I went over and re-introduced myself and she remembered me.  As it turns out, life in the last few years had taken a different turn.  She is now on disability because of mercury poisoning from fillings in her teeth, and 4 months ago they had been evicted from their rental home over a miscommunication between the new place she and her kids were planning on moving into, and the notice she had to give to her old place.  Unexpectedly, they found themselves homeless.

I immediately invited Phyliss and her kids to come share our Thanksgiving meal with us, and what a joyous time we had.  From the cranberry salsa, to the playing with the Yorkies, to the delicious food and wine, to football, to my chair breaking at the head of the table in the middle of our meal and me landing on my patootie, and to the yummy desserts that followed – a grand time was had by all.  There was wonderful grace found in this Thanksgiving gathering.  Grace for Phyliss and her kids…and grace for our family.

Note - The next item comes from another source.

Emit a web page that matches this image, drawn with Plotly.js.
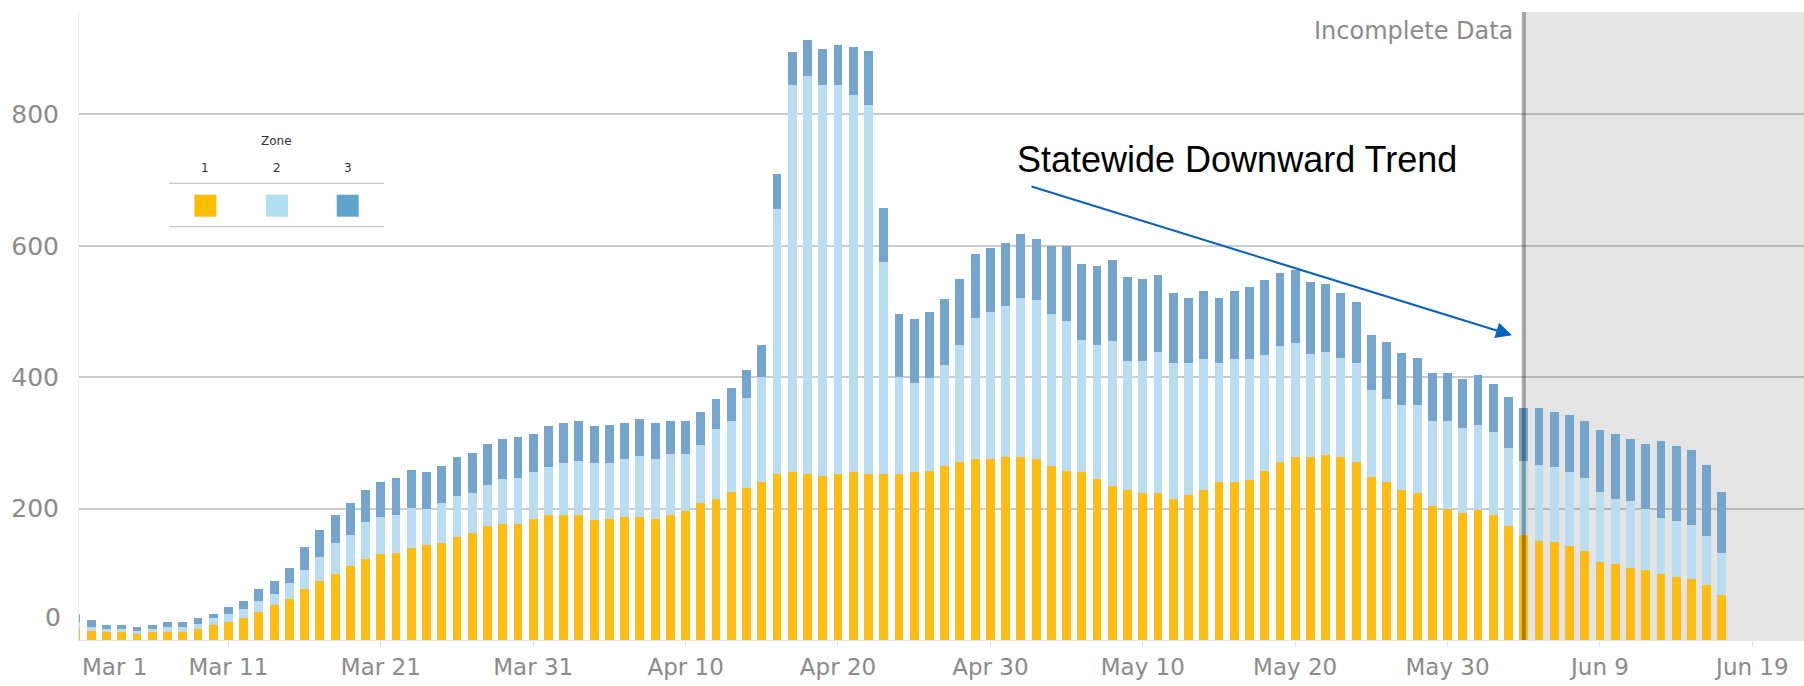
<!DOCTYPE html>
<html>
<head>
<meta charset="utf-8">
<script src="https://cdn.plot.ly/plotly-3.0.1.min.js"></script>
<style>html,body{margin:0;padding:0;background:#fff;}#chart{width:1804px;height:686px;}</style>
</head>
<body>
<div id="chart"></div>
<script>
// ---- data ----
const dates = [
'2020-03-01','2020-03-02','2020-03-03','2020-03-04','2020-03-05','2020-03-06','2020-03-07','2020-03-08','2020-03-09','2020-03-10',
'2020-03-11','2020-03-12','2020-03-13','2020-03-14','2020-03-15','2020-03-16','2020-03-17','2020-03-18','2020-03-19','2020-03-20',
'2020-03-21','2020-03-22','2020-03-23','2020-03-24','2020-03-25','2020-03-26','2020-03-27','2020-03-28','2020-03-29','2020-03-30','2020-03-31',
'2020-04-01','2020-04-02','2020-04-03','2020-04-04','2020-04-05','2020-04-06','2020-04-07','2020-04-08','2020-04-09','2020-04-10',
'2020-04-11','2020-04-12','2020-04-13','2020-04-14','2020-04-15','2020-04-16','2020-04-17','2020-04-18','2020-04-19','2020-04-20',
'2020-04-21','2020-04-22','2020-04-23','2020-04-24','2020-04-25','2020-04-26','2020-04-27','2020-04-28','2020-04-29','2020-04-30',
'2020-05-01','2020-05-02','2020-05-03','2020-05-04','2020-05-05','2020-05-06','2020-05-07','2020-05-08','2020-05-09','2020-05-10',
'2020-05-11','2020-05-12','2020-05-13','2020-05-14','2020-05-15','2020-05-16','2020-05-17','2020-05-18','2020-05-19','2020-05-20',
'2020-05-21','2020-05-22','2020-05-23','2020-05-24','2020-05-25','2020-05-26','2020-05-27','2020-05-28','2020-05-29','2020-05-30','2020-05-31',
'2020-06-01','2020-06-02','2020-06-03','2020-06-04','2020-06-05','2020-06-06','2020-06-07','2020-06-08','2020-06-09','2020-06-10',
'2020-06-11','2020-06-12','2020-06-13','2020-06-14','2020-06-15','2020-06-16','2020-06-17'
];

const zone1 = [
19,13,12,12,9,12,12,12,16,23, 27,33,43,53,63,77,90,100,113,123, 131,133,140,144,147,157,163,174,177,177,184,
190,191,190,182,184,187,187,184,190,197, 208,214,225,231,241,253,255,253,249,253, 255,253,253,253,255,258,265,271,275,275,
279,279,275,265,258,255,245,235,228,224, 224,214,221,228,240,240,244,257,271,278, 278,282,278,271,248,240,228,224,204,200,194,
198,191,174,160,150,149,143,136,119,116, 109,106,100,96,93,83,69
];

const zone2 = [
8,7,4,4,5,4,8,8,8,10, 13,14,17,17,24,30,37,47,47,56, 57,58,61,56,62,62,61,62,68,69,72,
74,79,83,88,86,89,93,92,93,86, 89,107,108,137,160,403,590,606,596,592, 574,562,322,148,136,141,154,178,215,225,
229,241,242,231,228,201,204,220,196,200, 214,207,200,200,181,188,184,177,177,174, 157,156,151,150,133,127,129,133,129,133,129,
129,125,118,113,116,114,113,110,106,99, 102,93,85,85,82,75,64
];

const zone3 = [
12,10,7,7,6,7,7,7,9,7, 10,13,17,20,23,34,41,44,48,50, 53,55,58,55,56,60,61,63,61,63,57,
62,60,60,56,57,54,57,54,50,50, 50,46,51,43,48,53,50,54,54,61, 74,81,83,95,98,100,100,101,98,97,
97,98,94,104,114,117,121,124,128,125, 117,107,100,104,100,104,110,114,110,111, 110,104,99,94,83,86,80,73,74,74,74,
76,74,78,80,87,84,87,87,94,98, 95,100,118,115,114,108,92
];

const zoneNames = ['1', '2', '3'];
const legendTitle = 'Zone';

const xTickVals = ['2020-03-01','2020-03-11','2020-03-21','2020-03-31','2020-04-10','2020-04-20','2020-04-30',
                   '2020-05-10','2020-05-20','2020-05-30','2020-06-09','2020-06-19'];
const xTickText = ['Mar 1','Mar 11','Mar 21','Mar 31','Apr 10','Apr 20','Apr 30',
                   'May 10','May 20','May 30','Jun 9','Jun 19'];
const yTickVals = [0, 200, 400, 600, 800];
const yTickText = ['0', '200', '400', '600', '800'];

const incompleteStart = '2020-06-04';
const incompleteLabel = 'Incomplete Data';
const trendLabel = 'Statewide Downward Trend';

// ---- styles ----
const barColors = ['#FFBC12', '#B9DDF1', '#74A6CD'];
const swatchColors = ['#FFBD00', '#B0DEF2', '#5EA5CC'];
const tickColor = '#8b8b8b';

const traces = [zone1, zone2, zone3].map((vals, i) => ({
  type: 'bar', x: dates, y: vals, name: zoneNames[i],
  marker: {color: barColors[i], line: {width: 0}},
  hoverinfo: 'skip'
}));

// plot area pixel helpers (for the legend box, which is decoration)
const L = 79, W = 1725, T = 12, H = 628;
const px = v => (v - L) / W;
const py = v => (T + H - v) / H;

const shapes = [
  {type:'rect', xref:'x', yref:'paper', x0:incompleteStart, x1:'2020-07-15', y0:0, y1:1,
   fillcolor:'#e4e4e4', line:{width:0}, layer:'below'},
  {type:'line', xref:'x', yref:'paper', x0:incompleteStart, x1:incompleteStart, y0:0, y1:1,
   line:{color:'rgba(0,0,0,0.33)', width:4}, layer:'above'},
  {type:'line', xref:'paper', yref:'paper', x0:px(169), x1:px(384), y0:py(183.3), y1:py(183.3),
   line:{color:'#cccccc', width:1.3}},
  {type:'line', xref:'paper', yref:'paper', x0:px(169), x1:px(384), y0:py(226.7), y1:py(226.7),
   line:{color:'#cccccc', width:1.3}}
];
const swatchX = [205.3, 277, 347.7];
swatchX.forEach((cx, i) => {
  shapes.push({type:'rect', xref:'paper', yref:'paper', x0:px(cx-11), x1:px(cx+11), y0:py(216.7), y1:py(194.7),
    fillcolor:swatchColors[i], line:{width:0}});
});

const annotations = [
  {xref:'paper', yref:'paper', x:px(276.7), y:py(140.7), text:legendTitle, showarrow:false,
   xanchor:'center', yanchor:'middle', font:{family:'DejaVu Sans', size:12, color:'#333'}},
  ...swatchX.map((cx, i) => ({xref:'paper', yref:'paper', x:px(cx), y:py(167.7), text:zoneNames[i], showarrow:false,
   xanchor:'center', yanchor:'middle', font:{family:'DejaVu Sans', size:12, color:'#333'}})),
  // first x tick label, kept inside the plot like the original
  {xref:'paper', yref:'paper', x:0, y:0, text:xTickText[0], showarrow:false, xanchor:'left', yanchor:'top',
   xshift:1, yshift:-12, font:{family:'DejaVu Sans', size:23, color:tickColor}},
  // zero y tick label, lifted above the baseline like the original
  {xref:'paper', yref:'y', x:0, y:yTickVals[0], text:yTickText[0], showarrow:false, xanchor:'right', yanchor:'middle',
   xshift:-16, yshift:23, font:{family:'DejaVu Sans', size:25, color:tickColor}},
  {xref:'x', yref:'paper', x:incompleteStart, y:1, text:incompleteLabel, showarrow:false, xanchor:'right', yanchor:'top',
   xshift:-9, yshift:-3, font:{family:'DejaVu Sans', size:24, color:tickColor}},
  {xref:'x', yref:'y', x:'2020-05-01 14:30', y:731, text:trendLabel, showarrow:false, xanchor:'left', yanchor:'middle',
   font:{family:'Liberation Sans, Arial, sans-serif', size:36, color:'#000'}},
  {xref:'x', yref:'y', x:'2020-06-03 05:30', y:464, axref:'x', ayref:'y', ax:'2020-05-02 14:24', ay:691,
   text:'', showarrow:true, arrowhead:2, arrowsize:1.6, arrowwidth:2, arrowcolor:'#0563C1', standoff:0, startstandoff:0}
];

const layout = {
  width:1804, height:686,
  margin:{l:L, r:0, t:T, b:686 - T - H, pad:0},
  paper_bgcolor:'#ffffff', plot_bgcolor:'#ffffff',
  barmode:'stack', bargap:0.42, showlegend:false,
  font:{family:'DejaVu Sans, sans-serif', color:tickColor},
  xaxis:{type:'date', range:['2020-03-01 04:43','2020-06-22 09:20'],
    tickmode:'array', tickvals:xTickVals, ticktext:xTickText,
    tickfont:{family:'DejaVu Sans', size:23, color:tickColor},
    ticks:'outside', ticklen:6, tickcolor:'#e3e3e3', tickwidth:1,
    showgrid:false, zeroline:false, showline:true, linecolor:'#e6e6e6', linewidth:1, fixedrange:true},
  yaxis:{range:[0, 956], tickmode:'array', tickvals:yTickVals.slice(1), ticktext:yTickText.slice(1),
    tickfont:{family:'DejaVu Sans', size:25, color:tickColor},
    ticks:'', ticklabelstandoff:14,
    showgrid:true, gridcolor:'rgba(0,0,0,0.2)', gridwidth:2,
    zeroline:false, showline:true, linecolor:'#ececec', linewidth:1, fixedrange:true},
  shapes: shapes,
  annotations: annotations
};

Plotly.newPlot('chart', traces, layout, {staticPlot:true, displayModeBar:false});
</script>
</body>
</html>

So now Phyllis and her family need a roof to gather under.  She has an income, and her kids all have jobs.  One is out on her own.  They just don’t have a roof over their head.  She has money in the bank to put down as first and last month’s security on a place, but finding a place that will rent to her with an eviction on her record is nearly impossible.  I’m praying for a gracious landlord that will rent to her regardless of what it says on paper.

Grace can be found in the hard.  And grace was truly found in this gathering at the Glass house this Thanksgiving.